In 2014, Edutopia.org identified seven distinct learning zones of the classroom environment. You might think of these as the “Seven Create-able Wonders of your classroom World.” In a nutshell, the zones are:
- Discovery Zones – This area contains all the items that spark young imaginations: arts and crafts, design materials, recorders, cameras, games, puzzles, fun books, and magazines.
- News Zone – This area keeps everybody on track with what’s going on: assignments and projects, school-wide events, holidays, upcoming celebrations, weather, temperature, community, and world news.
- Supplies Zone – This is where all the “stuff” is: pencils, pens, highlighters, sharpeners, staplers, scissors, hole-punches, rulers, paper, glue, tape, paper clips, tissue, paper towels, hand sanitizer, a trash can, and general tools.
- Community Zone – This is the big multi-purpose area. Here, collaboration should be encouraged and bonds are fostered. Students are reminded that we are all working toward common goals.
- Quiet Zone – This is the “retreat” center of the classroom. It can be a quiet place to catch up on work, study, read, write, take a test, or reflect. It may also appeal to those students who gravitate to working alone.
- Teacher Zone – This is your professional space: where you plan, prepare lessons, grade student work, and complete your reports. You can use it as a private space to host one-to-one conferences with your students or parents.
- Subject Area Zone – This area houses the resources, games, worksheets, and tech tools for the content you teach. All the materials that reinforce what you’re teaching them orally can be displayed here.
Dr. Fred Jones, founder of Tools for Teaching, concurs with the idea that classrooms are distinctly zoned, and defines the classroom zones in terms of proximity seating and behaviors.
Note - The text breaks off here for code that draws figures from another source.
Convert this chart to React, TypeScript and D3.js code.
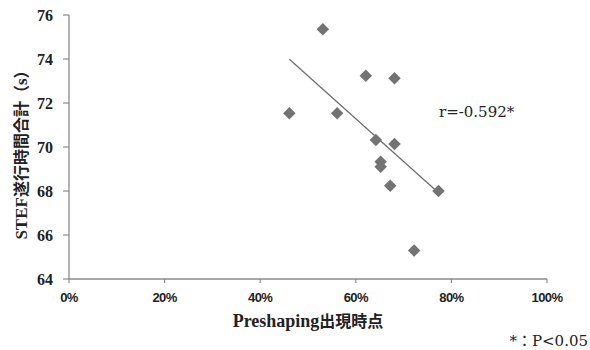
import React from 'react';
import * as d3 from 'd3';

// Preshaping onset (fraction of movement) vs. STEF total time (s)
const preshaping = [0.531, 0.621, 0.681, 0.461, 0.561, 0.642, 0.681, 0.652, 0.652, 0.672, 0.773, 0.722];
const stefTime = [75.35, 73.24, 73.12, 71.53, 71.53, 70.32, 70.14, 69.33, 69.1, 68.24, 68.0, 65.29];

// fitted trend line as printed (endpoints)
const trendX = [0.461, 0.773];
const trendY = [73.99, 67.92];

const xTicks = [0, 0.2, 0.4, 0.6, 0.8, 1.0];
const yTicks = [64, 66, 68, 70, 72, 74, 76];

const W = 590;
const H = 350;
const SERIF = "'Liberation Serif','Noto Sans CJK JP',serif";
const WIDE_SERIF = "'DejaVu Serif','Noto Sans CJK JP',serif";
const CJK = "'Noto Sans CJK JP',sans-serif";
const SANS = "'Liberation Sans',Arial,sans-serif";

export default function App() {
  const x = d3.scaleLinear().domain([0, 1]).range([69, 547]);
  const y = d3.scaleLinear().domain([64, 76]).range([279, 15]);

  const pts = preshaping.map((p, i) => ({ p, t: stefTime[i] }));
  const trend = d3.line<number>()
    .x(d => x(d))
    .y((_, i) => y(trendY[i]));

  const diamond = d3.symbol().type(d3.symbolSquare).size(78)();

  return (
    <svg width={W} height={H} style={{ position: 'absolute', left: 0, top: 0, background: '#fff' }}>
      {/* axes */}
      <line x1={x(0)} x2={x(0)} y1={y(76)} y2={y(64)} stroke="#8a8a8a" strokeWidth={1.3} />
      <line x1={x(0)} x2={x(1)} y1={y(64)} y2={y(64)} stroke="#8a8a8a" strokeWidth={1.3} />

      {yTicks.map(t => (
        <g key={t}>
          <line x1={x(0) - 6} x2={x(0)} y1={y(t)} y2={y(t)} stroke="#8a8a8a" strokeWidth={1.2} />
          <text x={x(0) - 16} y={y(t)} dy="0.36em" textAnchor="end" fontFamily={SERIF}
            fontWeight="bold" fontSize={16} fill="#222">{t}</text>
        </g>
      ))}

      {xTicks.map(t => (
        <g key={t}>
          <line x1={x(t)} x2={x(t)} y1={y(64)} y2={y(64) + 4} stroke="#8a8a8a" strokeWidth={1.2} />
          <text x={x(t)} y={302} textAnchor="middle" fontFamily={SANS}
            fontWeight="bold" fontSize={13} fill="#222" letterSpacing={-0.6}>{d3.format('.0%')(t)}</text>
        </g>
      ))}

      {/* trend line */}
      <path d={trend(trendX) as string} fill="none" stroke="#6a6a6a" strokeWidth={1.2} />

      {pts.map((d, i) => (
        <path key={i} d={diamond as string} fill="#737373"
          transform={`translate(${x(d.p)},${y(d.t)}) rotate(45)`} />
      ))}

      <text x={439} y={117} fontFamily={WIDE_SERIF} fontSize={15} fill="#222">r=-0.592*</text>

      <text x={308} y={327} textAnchor="middle" fontWeight="bold" fill="#222">
        <tspan fontFamily={SERIF} fontSize={18}>Preshaping</tspan>
        <tspan fontFamily={CJK} fontSize={16}>出現時点</tspan>
      </text>
      <text transform="translate(27,151) rotate(-90)" textAnchor="middle" fontWeight="bold" fill="#222">
        <tspan fontFamily={SERIF} fontSize={17}>STEF</tspan>
        <tspan fontFamily={CJK} fontSize={16}>遂行時間合計（</tspan>
        <tspan fontFamily={SERIF} fontSize={17}>s</tspan>
        <tspan fontFamily={CJK} fontSize={16}>）</tspan>
      </text>

      <text x={588} y={346} textAnchor="end" fontFamily={WIDE_SERIF} fontSize={15} fill="#222">*：P&lt;0.05</text>
    </svg>
  );
}
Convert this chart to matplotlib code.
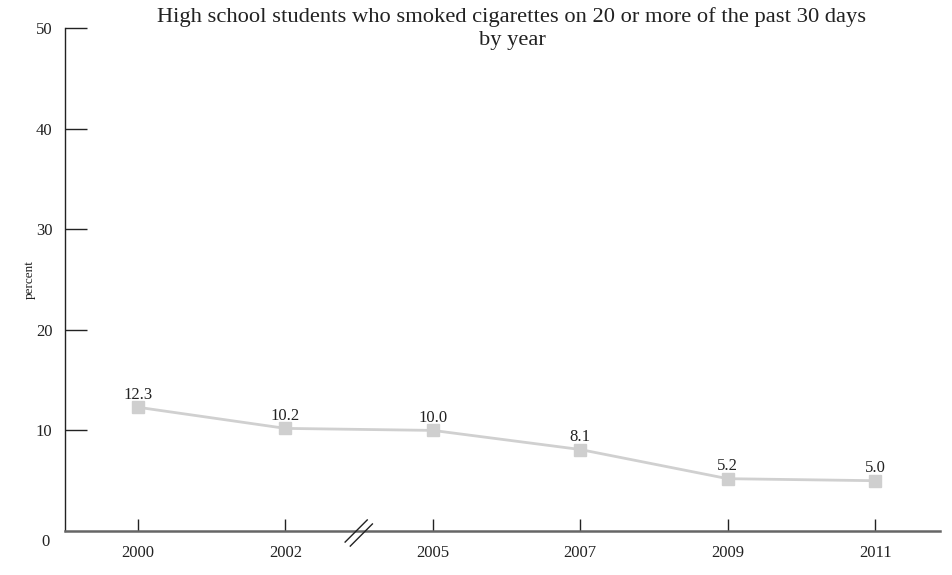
import matplotlib
matplotlib.use("Agg")
import matplotlib.pyplot as plt

years = ["2000", "2002", "2005", "2007", "2009", "2011"]
values = [12.3, 10.2, 10.0, 8.1, 5.2, 5.0]
value_labels = ["12.3", "10.2", "10.0", "8.1", "5.2", "5.0"]
y_ticks = [10, 20, 30, 40, 50]

plt.rcParams['font.family'] = ['Liberation Serif', 'DejaVu Serif']

fig = plt.figure(figsize=(9.52, 5.75), dpi=100)
ax = fig.add_axes([65/952, 1-531/575, (940-65)/952, (531-28)/575])

x = list(range(len(years)))
ax.plot(x, values, color='#d0d0d0', lw=2, marker='s', ms=8, mfc='#cfcfcf', mec='#cfcfcf', zorder=3)
for xi, v, lab in zip(x, values, value_labels):
    ax.annotate(lab, (xi, v), xytext=(0, 6), textcoords='offset points',
                ha='center', va='baseline', fontsize=12, color='#222222')

ax.set_xlim(-0.495, 5.44)
ax.set_ylim(0, 50)
ax.set_xticks(x)
ax.set_xticklabels(years, fontsize=12, color='#222222')
ax.set_yticks(y_ticks)
ax.set_yticklabels([str(t) for t in y_ticks], fontsize=12, color='#222222')
ax.tick_params(axis='y', direction='in', length=16, width=1, color='#222222', pad=9)
ax.tick_params(axis='x', direction='in', length=9, width=1, color='#222222', pad=10)
ax.annotate("0", (0, 0), xycoords='axes fraction', xytext=(-11, -8), textcoords='offset points',
            ha='right', va='center', fontsize=12, color='#222222')

for s in ['top', 'right']:
    ax.spines[s].set_visible(False)
ax.spines['left'].set_color('#222222')
ax.spines['left'].set_linewidth(1)
ax.spines['bottom'].set_color('#666666')
ax.spines['bottom'].set_linewidth(1.8)

# axis break marks between 2002 and 2005
ax.plot([1.405, 1.555], [-1.1, 1.1], color='#222222', lw=1, clip_on=False, zorder=4)
ax.plot([1.44, 1.59], [-1.5, 0.7], color='#222222', lw=1, clip_on=False, zorder=4)

ax.set_ylabel("percent", fontsize=9.5, color='#222222', labelpad=0)

fig.text(512/952, 1-7/575, "High school students who smoked cigarettes on 20 or more of the past 30 days\nby year",
         ha='center', va='top', fontsize=16.2, color='#222222', linespacing=1.28)

fig.savefig("out.png", dpi=100)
He encourages teachers to define the “zones of proximity” (to themselves) within their classrooms.
Of course, individual classrooms will vary as widely as the teachers and students who use them. But you can always use the separate spaces within your room as a way to emphasize different functions of each space; for example, you can use the Discovery Zone to display examples of rocks or building blocks, Legos or even boxes to “create and explore.” Daily News Zones can list your daily learning target, classwork, weather reports, pictures for discussion prompts, even birthdays.
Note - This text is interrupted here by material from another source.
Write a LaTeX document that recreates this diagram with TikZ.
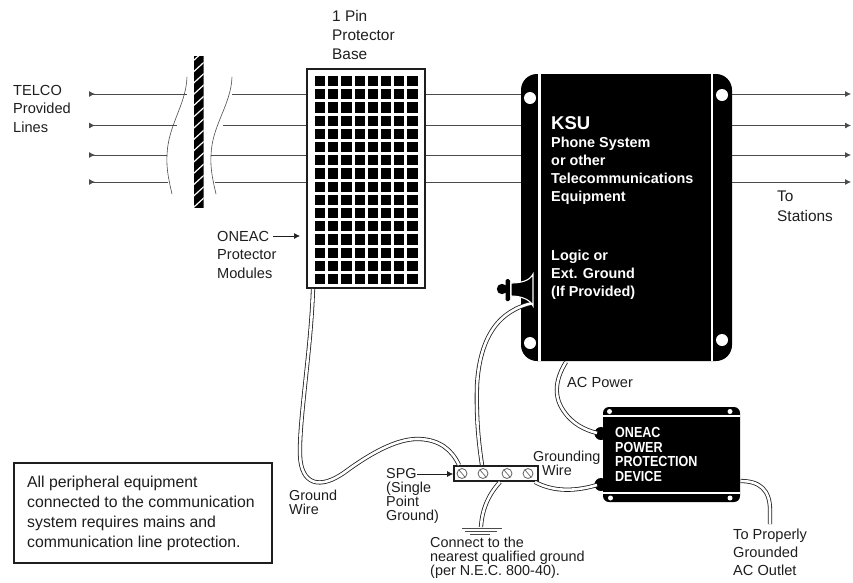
\documentclass[tikz,border=0pt]{standalone}
\usepackage{fontspec}
\setmainfont{Liberation Sans}
\usetikzlibrary{arrows.meta}
\definecolor{ink}{HTML}{1E1E1E}
\tikzset{
  lab/.style={anchor=north west,inner sep=0pt,align=left,text=ink},
  lab15/.style={lab,font=\fontsize{14.6}{18.3}\selectfont},
  labtight/.style={lab,font=\fontsize{14.4}{14}\selectfont},
  whitebold/.style={anchor=north west,inner sep=0pt,align=left,text=white,font=\bfseries\fontsize{14.4}{18}\selectfont},
  wire/.style={draw=ink,line width=.8pt,double=white,double distance=2.6pt},
  thin line/.style={draw=ink!80,line width=.8pt},
  lineout/.style={thin line,-{Latex[length=6pt,width=6pt]}},
  linein/.style={thin line,{Latex[reversed,length=6pt,width=6pt]}-},
  breakline/.style={draw=ink!80,line width=.6pt},
  hole/.style={circle,fill=white,inner sep=0pt,minimum size=12pt},
  tinyhole/.style={circle,fill=white,inner sep=0pt,minimum size=5pt},
  bump/.style={circle,fill=black,inner sep=0pt,minimum size=13pt},
  screw/.style={circle,draw=ink!70,fill=white,line width=.8pt,inner sep=0pt,minimum size=10pt},
  cell/.style={fill=black},
  divider/.style={draw=white,line width=2.4pt},
  pointer/.style={draw=ink,line width=.7pt,-{Latex[length=6pt,width=6pt]}},
}
\begin{document}
\begin{tikzpicture}[x=1pt,y=-1pt]
\useasboundingbox (0,0) rectangle (853,582);

% named free ends
\coordinate (in1) at (89,94);
\coordinate (in2) at (89,125.5);
\coordinate (in3) at (89,155);
\coordinate (in4) at (89,182);
\coordinate (out1) at (851,94);
\coordinate (out2) at (851,125.5);
\coordinate (out3) at (851,155);
\coordinate (out4) at (851,182);
\coordinate (gl) at (481,527);

% main blocks
\node[draw=ink,line width=2pt,fill=white,minimum width=118pt,minimum height=219pt,inner sep=0pt] (base) at (366,178.5) {};
\node[fill=black,rounded corners=16pt,minimum width=211pt,minimum height=287pt,inner sep=0pt] (ksu) at (626.5,217.5) {};
\node[fill=black,rounded corners=6pt,minimum width=137pt,minimum height=95pt,inner sep=0pt] (dev) at (671.5,454.5) {};
\node[draw=ink,line width=1.8pt,fill=white,minimum width=84pt,minimum height=15pt,inner sep=0pt] (spg) at (496,473.5) {};

% telephone lines, left part
\draw[linein] (in1) -- (187,94);
\draw[linein] (in2) -- (177,125.5);
\draw[linein] (in3) -- (167,155);
\draw[linein] (in4) -- (168,182);
\draw[thin line] (232,94) -- (base.west |- in1);
\draw[thin line] (223,125.5) -- (base.west |- in2);
\draw[thin line] (211,155) -- (base.west |- in3);
\draw[thin line] (215,182) -- (base.west |- in4);
\draw[thin line] (base.east |- in1) -- (ksu.west |- in1);
\draw[thin line] (base.east |- in2) -- (ksu.west |- in2);
\draw[thin line] (base.east |- in3) -- (ksu.west |- in3);
\draw[thin line] (base.east |- in4) -- (ksu.west |- in4);
\draw[lineout] (ksu.east |- out1) -- (out1);
\draw[lineout] (ksu.east |- out2) -- (out2);
\draw[lineout] (ksu.east |- out3) -- (out3);
\draw[lineout] (ksu.east |- out4) -- (out4);

% cable break marks
\draw[breakline] (187,77) .. controls (186,105) and (168,125) .. (167,155) .. controls (166,170) and (170,185) .. (172,194);
\draw[breakline] (232,77) .. controls (231,105) and (212,125) .. (211,155) .. controls (210,170) and (214,185) .. (216,194);

% hatched bar
\begin{scope}
  \clip (194,56) rectangle (203.5,208);
  \fill[black] (194,56) rectangle (203.5,208);
  \foreach \yy in {61,72.3,...,216} {
    \draw[white,line width=1.2pt] (193,\yy) -- (205,\yy-11);
  }
\end{scope}

% protector modules
\foreach \cc in {0,...,7} {
  \foreach \rr in {0,...,15} {
    \fill[cell] ({315+13.2*\cc},{76+13.2*\rr}) rectangle +(10.2,10.2);
  }
}

% KSU details
\draw[divider] (539.5,74) -- (539.5,361);
\draw[divider] (712,74) -- (712,361);
\node[hole] (h1) at (530,98) {};
\node[hole] (h2) at (722,95) {};
\node[hole] (h3) at (530,343) {};
\node[hole] (h4) at (722,340) {};

% power device details
\draw[divider] (603,416) -- (740,416);
\draw[divider] (603,493) -- (740,493);
\node[tinyhole] (d1) at (609.5,411.5) {};
\node[tinyhole] (d2) at (730,411.5) {};
\node[tinyhole] (d3) at (610.5,498) {};
\node[tinyhole] (d4) at (730,498) {};
\node[bump] (bumpa) at (601,433.5) {};
\node[bump] (bumpb) at (601,484.5) {};

% wires
\coordinate (lug) at (533,303);
\draw[wire] (313,289) .. controls (311,350) and (299,420) .. (300,455) .. controls (301,485) and (320,490) .. (345,472) .. controls (375,450) and (400,438) .. (420,439) .. controls (440,440) and (452,450) .. (459,465);
\draw[wire] (lug) .. controls (500,310) and (480,335) .. (477,385) .. controls (476,420) and (479,445) .. (482,465);
\draw[wire] (566,362) .. controls (556,378) and (553,395) .. (563,410) .. controls (572,424) and (585,430) .. (597,433);
\draw[wire] (535,482) .. controls (550,490) and (570,493) .. (597,485);
\draw[wire] (500,482) .. controls (488,495) and (482,510) .. (gl);
\draw[wire] (740.5,481) .. controls (760,481) and (770,490) .. (770,510) -- (770,524);

% ground symbol
\draw[thin line] (462,528) -- (502,528);
\draw[thin line] (465,531) -- (497,531);
\draw[thin line] (470,534) -- (490,534);

% screws
\foreach \nm/\xx in {s1/462,s2/483,s3/507,s4/528} {
  \node[screw] (\nm) at (\xx,473.5) {};
  \draw[ink!70,line width=.7pt] (\xx-3,470) -- (\xx+3,477);
}

% ground lug on KSU
\fill[black] (502,289) circle (5.2);
\fill[black,rounded corners=1.5pt] (505.5,279) rectangle (510,301);
\draw[white,fill=black,line width=1.1pt] (511,283) .. controls (520,283) and (530,281) .. (533,274) -- (533,306) .. controls (530,299) and (520,296) .. (511,296) -- cycle;

% labels
\node[lab15] (telco) at (13,85) {TELCO\\Provided\\Lines};
\node[lab,font=\fontsize{15.4}{19}\selectfont] (pinbase) at (332,10) {1 Pin\\Protector\\Base};
\node[lab15] (modules) at (217,231) {ONEAC\\Protector\\Modules};
\node[lab,font=\fontsize{15.4}{20}\selectfont] (stations) at (777,191) {To\\Stations};
\node[lab15] (ac) at (567,377) {AC Power};
\node[labtight] (gw) at (289,490) {Ground\\Wire};
\node[labtight] (spgt) at (386,468) {SPG\\(Single\\Point\\Ground)};
\node[labtight] (grw) at (533,451) {Grounding\\\hspace*{9pt}Wire};
\node[labtight] (conn) at (430,537) {Connect to the\\nearest qualified ground\\(per N.E.C. 800-40).};
\node[lab15,font=\fontsize{14.6}{18}\selectfont] (outlet) at (733,529) {To Properly\\Grounded\\AC Outlet};

\node[whitebold,font=\bfseries\fontsize{18.5}{20}\selectfont] (ksut) at (551,116) {KSU};
\node[whitebold] (ksub) at (551,137) {Phone System\\or other\\Telecommunications\\Equipment};
\node[whitebold] (ksuc) at (551,250) {Logic or\\Ext. Ground\\(If Provided)};
\node[whitebold,font=\bfseries\fontsize{14.6}{14.7}\selectfont,xscale=.86,anchor=north west] (devt) at (615,427) {ONEAC\\POWER\\PROTECTION\\DEVICE};

% arrows to named targets
\coordinate (a1) at (300,236);
\draw[pointer] (273,236) -- (a1);
\draw[pointer] (417,474) -- (spg.west |- 0,474);

% note
\node[draw=ink,line width=2pt,fill=white,minimum width=258pt,minimum height=100pt,inner sep=0pt] (note) at (143,513) {};
\node[lab,font=\fontsize{15.8}{20}\selectfont] (notet) at (27,476) {All peripheral equipment\\connected to the communication\\system requires mains and\\communication line protection.};
\end{tikzpicture}
\end{document}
While you’re at it, why not personalize the Teacher Zone by displaying your credentials—degrees, certifications, special photos, or even create your own “Pinterest board.”
Create some of the suggested zones or zones you identify when creating “wonder”-ous areas, make sure you identify your zones clearly, and define the seating to meet those needs. The key thing, as always: focus the learning spaces around your needs and the needs of your students.